Ordnungsliebende Zombies, britisches Bier und durchgeknallte Kleinstädter - klingt nach schräger Horrorkomödie. Aber Edgar Wrights Kino-Sauftour "The World's End" deckt viele Wahrheiten auf.

Von Tobias Kniebe

Das erste Gesetz des "English Way" sieht vor, das Leben in stiller Verzweiflung zu ertragen, egal was passiert. Aber es kennt ein paar Ausnahmen. Eine davon ist der "Pub Crawl". Bei diesem Ritual formieren sich die Engländer zum Rudel, um möglichst lautstark von Kneipe zu Kneipe zu ziehen. An jeder Station wird mindestens ein Pint Bier getrunken, und gegen Ende der Reise nähern sich die Teilnehmer phänotypisch dem Kriechtier an - daher der Name.

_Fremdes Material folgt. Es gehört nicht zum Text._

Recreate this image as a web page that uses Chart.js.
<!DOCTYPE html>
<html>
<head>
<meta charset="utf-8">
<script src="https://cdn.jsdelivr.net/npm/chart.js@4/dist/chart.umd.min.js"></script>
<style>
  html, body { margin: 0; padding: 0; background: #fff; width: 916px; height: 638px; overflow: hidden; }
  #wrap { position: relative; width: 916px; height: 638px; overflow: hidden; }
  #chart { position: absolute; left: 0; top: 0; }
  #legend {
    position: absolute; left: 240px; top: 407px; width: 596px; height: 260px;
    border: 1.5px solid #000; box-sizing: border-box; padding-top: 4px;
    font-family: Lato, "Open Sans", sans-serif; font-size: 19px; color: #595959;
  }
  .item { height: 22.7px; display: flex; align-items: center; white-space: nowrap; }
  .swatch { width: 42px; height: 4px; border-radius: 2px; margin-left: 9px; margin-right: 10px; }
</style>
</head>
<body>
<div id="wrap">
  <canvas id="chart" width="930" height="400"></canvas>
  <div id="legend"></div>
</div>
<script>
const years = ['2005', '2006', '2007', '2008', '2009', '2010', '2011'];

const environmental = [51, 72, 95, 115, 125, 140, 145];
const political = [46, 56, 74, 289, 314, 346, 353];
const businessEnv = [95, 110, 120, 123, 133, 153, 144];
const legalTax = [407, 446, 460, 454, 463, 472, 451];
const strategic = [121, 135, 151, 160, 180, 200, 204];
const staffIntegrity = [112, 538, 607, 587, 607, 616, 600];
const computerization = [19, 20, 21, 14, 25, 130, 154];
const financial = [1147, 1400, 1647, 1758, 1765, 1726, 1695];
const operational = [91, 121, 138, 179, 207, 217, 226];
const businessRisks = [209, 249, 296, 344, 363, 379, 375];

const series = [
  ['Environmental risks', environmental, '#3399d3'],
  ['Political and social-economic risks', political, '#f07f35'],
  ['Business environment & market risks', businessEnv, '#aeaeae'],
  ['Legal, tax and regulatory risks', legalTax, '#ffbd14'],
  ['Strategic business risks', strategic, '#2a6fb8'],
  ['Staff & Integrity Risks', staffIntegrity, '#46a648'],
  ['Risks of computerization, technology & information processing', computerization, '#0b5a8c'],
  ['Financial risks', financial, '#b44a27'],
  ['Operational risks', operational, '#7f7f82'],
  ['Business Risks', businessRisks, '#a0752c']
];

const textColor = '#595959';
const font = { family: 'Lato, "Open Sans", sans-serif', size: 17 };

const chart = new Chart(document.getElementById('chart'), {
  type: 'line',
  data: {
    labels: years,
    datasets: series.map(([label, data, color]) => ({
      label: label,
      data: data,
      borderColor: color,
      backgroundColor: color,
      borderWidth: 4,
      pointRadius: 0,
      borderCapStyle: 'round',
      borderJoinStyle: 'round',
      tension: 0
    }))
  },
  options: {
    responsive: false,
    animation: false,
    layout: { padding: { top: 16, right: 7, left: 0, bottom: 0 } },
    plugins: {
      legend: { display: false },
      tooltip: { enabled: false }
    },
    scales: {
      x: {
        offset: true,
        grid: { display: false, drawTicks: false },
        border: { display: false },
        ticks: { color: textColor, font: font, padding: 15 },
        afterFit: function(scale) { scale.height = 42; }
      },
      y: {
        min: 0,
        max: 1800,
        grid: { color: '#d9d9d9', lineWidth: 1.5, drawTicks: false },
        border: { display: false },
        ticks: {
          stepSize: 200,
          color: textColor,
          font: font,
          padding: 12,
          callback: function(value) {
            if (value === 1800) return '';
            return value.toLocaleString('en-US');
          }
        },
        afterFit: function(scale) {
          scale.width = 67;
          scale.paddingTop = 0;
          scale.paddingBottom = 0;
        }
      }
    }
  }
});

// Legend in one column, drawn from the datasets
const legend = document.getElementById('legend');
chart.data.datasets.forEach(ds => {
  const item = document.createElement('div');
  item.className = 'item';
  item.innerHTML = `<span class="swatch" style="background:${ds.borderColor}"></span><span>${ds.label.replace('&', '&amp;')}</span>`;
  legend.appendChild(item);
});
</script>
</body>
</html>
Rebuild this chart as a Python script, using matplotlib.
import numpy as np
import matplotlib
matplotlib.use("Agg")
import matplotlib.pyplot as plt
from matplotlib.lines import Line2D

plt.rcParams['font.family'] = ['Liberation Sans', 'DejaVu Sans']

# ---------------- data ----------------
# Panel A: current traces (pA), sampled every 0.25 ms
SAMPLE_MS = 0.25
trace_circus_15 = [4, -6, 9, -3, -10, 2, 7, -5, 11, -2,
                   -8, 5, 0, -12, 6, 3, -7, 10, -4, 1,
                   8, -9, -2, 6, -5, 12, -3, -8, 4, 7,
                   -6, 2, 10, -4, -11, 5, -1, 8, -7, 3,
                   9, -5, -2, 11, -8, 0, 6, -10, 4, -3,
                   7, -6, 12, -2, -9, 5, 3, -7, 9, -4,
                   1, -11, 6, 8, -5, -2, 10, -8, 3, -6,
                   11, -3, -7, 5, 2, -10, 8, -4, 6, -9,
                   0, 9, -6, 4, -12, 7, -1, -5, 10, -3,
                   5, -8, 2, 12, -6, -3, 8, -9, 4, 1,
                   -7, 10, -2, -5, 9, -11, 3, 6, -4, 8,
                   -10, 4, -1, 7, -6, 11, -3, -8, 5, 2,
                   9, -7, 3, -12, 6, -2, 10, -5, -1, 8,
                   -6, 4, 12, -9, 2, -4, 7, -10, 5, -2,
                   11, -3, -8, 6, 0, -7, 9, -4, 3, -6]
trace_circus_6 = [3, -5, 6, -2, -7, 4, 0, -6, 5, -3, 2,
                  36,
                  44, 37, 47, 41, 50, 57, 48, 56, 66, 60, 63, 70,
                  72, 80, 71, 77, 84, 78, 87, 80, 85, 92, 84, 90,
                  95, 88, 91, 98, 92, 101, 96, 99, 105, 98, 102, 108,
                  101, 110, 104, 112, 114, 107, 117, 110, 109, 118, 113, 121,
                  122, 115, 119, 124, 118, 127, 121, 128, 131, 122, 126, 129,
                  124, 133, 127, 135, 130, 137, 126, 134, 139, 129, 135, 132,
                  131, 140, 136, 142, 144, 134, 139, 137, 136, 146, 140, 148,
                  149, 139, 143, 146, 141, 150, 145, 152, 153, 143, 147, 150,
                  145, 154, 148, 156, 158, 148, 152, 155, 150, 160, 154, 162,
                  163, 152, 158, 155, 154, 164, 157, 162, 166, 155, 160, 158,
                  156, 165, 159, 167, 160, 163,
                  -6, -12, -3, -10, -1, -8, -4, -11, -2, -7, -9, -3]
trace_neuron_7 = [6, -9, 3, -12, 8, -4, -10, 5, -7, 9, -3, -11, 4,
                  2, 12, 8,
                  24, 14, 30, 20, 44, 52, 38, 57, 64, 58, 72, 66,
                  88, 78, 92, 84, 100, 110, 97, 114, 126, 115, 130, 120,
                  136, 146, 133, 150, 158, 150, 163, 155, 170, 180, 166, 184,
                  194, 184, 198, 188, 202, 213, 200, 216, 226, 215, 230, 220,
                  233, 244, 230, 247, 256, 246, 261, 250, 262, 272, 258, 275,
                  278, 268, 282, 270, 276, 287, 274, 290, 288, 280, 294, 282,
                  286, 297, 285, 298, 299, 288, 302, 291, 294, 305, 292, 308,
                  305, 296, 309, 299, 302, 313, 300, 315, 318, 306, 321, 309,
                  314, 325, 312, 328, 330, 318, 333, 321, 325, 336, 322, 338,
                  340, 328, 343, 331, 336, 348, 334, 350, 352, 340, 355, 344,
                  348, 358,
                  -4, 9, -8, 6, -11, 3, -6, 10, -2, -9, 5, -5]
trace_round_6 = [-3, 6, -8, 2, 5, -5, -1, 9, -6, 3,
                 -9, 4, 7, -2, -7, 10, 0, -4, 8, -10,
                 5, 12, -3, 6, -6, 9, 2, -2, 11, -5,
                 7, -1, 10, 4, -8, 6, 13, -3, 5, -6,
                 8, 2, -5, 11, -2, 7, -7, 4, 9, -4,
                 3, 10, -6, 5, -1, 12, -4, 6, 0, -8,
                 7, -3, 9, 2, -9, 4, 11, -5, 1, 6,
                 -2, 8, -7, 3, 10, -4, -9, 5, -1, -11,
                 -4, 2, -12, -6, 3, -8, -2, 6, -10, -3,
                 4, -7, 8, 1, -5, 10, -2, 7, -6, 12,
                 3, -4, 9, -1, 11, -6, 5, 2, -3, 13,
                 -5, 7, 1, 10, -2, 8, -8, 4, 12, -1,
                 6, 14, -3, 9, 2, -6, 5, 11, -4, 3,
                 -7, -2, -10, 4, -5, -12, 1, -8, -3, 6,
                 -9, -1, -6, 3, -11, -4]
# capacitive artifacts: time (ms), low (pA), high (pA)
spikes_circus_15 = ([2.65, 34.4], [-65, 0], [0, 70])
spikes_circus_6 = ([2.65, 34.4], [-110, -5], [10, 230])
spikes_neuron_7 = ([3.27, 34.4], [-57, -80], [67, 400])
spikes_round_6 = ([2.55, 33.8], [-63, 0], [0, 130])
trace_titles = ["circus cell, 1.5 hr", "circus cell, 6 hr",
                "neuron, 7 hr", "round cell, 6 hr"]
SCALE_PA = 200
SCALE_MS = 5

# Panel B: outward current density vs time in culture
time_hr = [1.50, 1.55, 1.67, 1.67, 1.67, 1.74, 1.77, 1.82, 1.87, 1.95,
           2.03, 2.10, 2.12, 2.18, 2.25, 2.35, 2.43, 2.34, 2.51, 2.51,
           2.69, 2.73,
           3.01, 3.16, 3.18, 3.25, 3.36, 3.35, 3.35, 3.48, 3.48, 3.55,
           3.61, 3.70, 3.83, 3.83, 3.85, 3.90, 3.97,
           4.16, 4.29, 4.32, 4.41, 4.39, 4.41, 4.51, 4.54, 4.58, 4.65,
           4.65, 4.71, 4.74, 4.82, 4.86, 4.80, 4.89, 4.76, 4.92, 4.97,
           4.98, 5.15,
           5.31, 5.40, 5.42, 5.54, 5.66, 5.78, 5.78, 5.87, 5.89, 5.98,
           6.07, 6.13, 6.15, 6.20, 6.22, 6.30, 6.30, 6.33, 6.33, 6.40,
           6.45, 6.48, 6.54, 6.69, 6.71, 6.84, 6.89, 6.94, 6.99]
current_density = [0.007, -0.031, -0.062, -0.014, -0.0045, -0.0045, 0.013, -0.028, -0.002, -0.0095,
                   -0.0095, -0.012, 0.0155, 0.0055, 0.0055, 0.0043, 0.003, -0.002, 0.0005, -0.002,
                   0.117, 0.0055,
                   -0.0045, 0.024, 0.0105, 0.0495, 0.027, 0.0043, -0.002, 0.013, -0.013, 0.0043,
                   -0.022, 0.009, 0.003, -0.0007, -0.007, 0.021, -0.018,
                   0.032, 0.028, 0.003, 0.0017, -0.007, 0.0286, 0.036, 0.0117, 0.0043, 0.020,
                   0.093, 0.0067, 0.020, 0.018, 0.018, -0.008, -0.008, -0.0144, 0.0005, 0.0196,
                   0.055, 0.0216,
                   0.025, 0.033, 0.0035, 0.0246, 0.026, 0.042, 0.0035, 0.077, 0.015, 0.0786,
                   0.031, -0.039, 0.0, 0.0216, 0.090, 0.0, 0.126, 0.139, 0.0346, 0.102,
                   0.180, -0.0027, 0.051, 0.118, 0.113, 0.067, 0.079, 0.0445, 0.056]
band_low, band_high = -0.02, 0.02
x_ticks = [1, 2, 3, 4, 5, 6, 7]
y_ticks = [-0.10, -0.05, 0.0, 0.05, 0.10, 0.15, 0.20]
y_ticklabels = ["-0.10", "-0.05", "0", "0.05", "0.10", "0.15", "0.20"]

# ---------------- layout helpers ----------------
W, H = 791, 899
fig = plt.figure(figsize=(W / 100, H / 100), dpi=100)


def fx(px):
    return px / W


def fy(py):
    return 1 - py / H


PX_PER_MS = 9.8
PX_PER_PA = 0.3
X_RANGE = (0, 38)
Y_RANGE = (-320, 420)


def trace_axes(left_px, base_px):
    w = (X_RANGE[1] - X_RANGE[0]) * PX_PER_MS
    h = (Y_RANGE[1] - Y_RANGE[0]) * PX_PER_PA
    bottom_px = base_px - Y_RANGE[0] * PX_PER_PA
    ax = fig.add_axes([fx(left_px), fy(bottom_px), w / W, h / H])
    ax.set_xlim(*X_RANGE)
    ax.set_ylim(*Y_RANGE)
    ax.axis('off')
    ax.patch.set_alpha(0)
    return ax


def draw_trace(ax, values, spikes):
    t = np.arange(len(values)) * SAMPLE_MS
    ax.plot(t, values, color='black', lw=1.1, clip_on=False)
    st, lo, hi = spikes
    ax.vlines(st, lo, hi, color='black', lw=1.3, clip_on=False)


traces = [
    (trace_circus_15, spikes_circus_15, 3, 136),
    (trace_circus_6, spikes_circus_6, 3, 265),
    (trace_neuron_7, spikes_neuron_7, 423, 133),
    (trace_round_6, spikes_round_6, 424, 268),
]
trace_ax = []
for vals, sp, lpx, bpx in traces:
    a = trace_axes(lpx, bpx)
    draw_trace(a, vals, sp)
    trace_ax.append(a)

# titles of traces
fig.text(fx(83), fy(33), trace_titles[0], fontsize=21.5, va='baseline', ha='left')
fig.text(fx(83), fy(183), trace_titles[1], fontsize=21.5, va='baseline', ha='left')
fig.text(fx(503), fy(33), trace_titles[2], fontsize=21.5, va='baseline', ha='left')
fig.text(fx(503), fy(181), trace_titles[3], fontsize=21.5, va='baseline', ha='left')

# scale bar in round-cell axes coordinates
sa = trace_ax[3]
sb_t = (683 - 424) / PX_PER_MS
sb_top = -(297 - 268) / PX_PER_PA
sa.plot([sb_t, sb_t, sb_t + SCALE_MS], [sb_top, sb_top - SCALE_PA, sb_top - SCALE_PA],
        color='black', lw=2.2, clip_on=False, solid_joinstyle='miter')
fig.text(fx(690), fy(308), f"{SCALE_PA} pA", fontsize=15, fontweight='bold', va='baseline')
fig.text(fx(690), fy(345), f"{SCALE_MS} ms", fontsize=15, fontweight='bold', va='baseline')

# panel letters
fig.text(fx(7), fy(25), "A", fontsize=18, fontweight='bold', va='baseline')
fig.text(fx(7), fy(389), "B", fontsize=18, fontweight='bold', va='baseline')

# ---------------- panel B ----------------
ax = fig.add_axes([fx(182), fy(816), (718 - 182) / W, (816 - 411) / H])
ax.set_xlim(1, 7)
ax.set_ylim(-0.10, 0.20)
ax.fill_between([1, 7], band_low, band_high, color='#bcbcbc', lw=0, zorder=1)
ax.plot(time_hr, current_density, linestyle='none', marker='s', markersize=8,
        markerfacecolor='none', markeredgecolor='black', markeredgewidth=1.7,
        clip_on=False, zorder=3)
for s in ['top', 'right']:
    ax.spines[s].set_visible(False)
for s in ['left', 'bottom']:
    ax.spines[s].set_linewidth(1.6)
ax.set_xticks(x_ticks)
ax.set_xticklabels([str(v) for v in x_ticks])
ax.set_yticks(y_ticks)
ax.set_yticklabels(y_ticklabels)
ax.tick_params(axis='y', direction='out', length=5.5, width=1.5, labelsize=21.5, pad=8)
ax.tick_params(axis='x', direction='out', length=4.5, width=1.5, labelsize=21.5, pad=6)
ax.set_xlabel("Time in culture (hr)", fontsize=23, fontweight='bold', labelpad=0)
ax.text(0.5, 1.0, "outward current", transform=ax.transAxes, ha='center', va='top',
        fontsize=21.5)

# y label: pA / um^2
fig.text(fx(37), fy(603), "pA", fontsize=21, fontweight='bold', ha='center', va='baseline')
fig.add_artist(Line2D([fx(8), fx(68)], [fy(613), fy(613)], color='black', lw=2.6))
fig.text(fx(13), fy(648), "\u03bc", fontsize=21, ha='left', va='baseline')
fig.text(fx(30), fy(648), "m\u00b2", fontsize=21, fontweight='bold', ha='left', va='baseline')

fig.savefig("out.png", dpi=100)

Zwölf Pubs umfasst die sogenannte "goldene Meile" in der Kleinstadt Newton Haven, ein berühmt-berüchtigter Kneipen-Parcours, der in der Persönlichkeitsentwicklung von Gary King (Simon Pegg) eine entscheidende Rolle spielte. Es war das Jahr 1990, Gary und seine vier besten Freunde feierten ihren letzten Schultag, Rave eroberte gerade die Welt, und zwar von der britischen Provinz aus, man grölte "Loaded" mit Primal Scream und "I'm free" in der Version der Soup Dragons. Die goldene Meile wurde nicht vollständig bewältigt, aber doch fast. So konnte das Leben weitergehen. Ging es dann aber nicht.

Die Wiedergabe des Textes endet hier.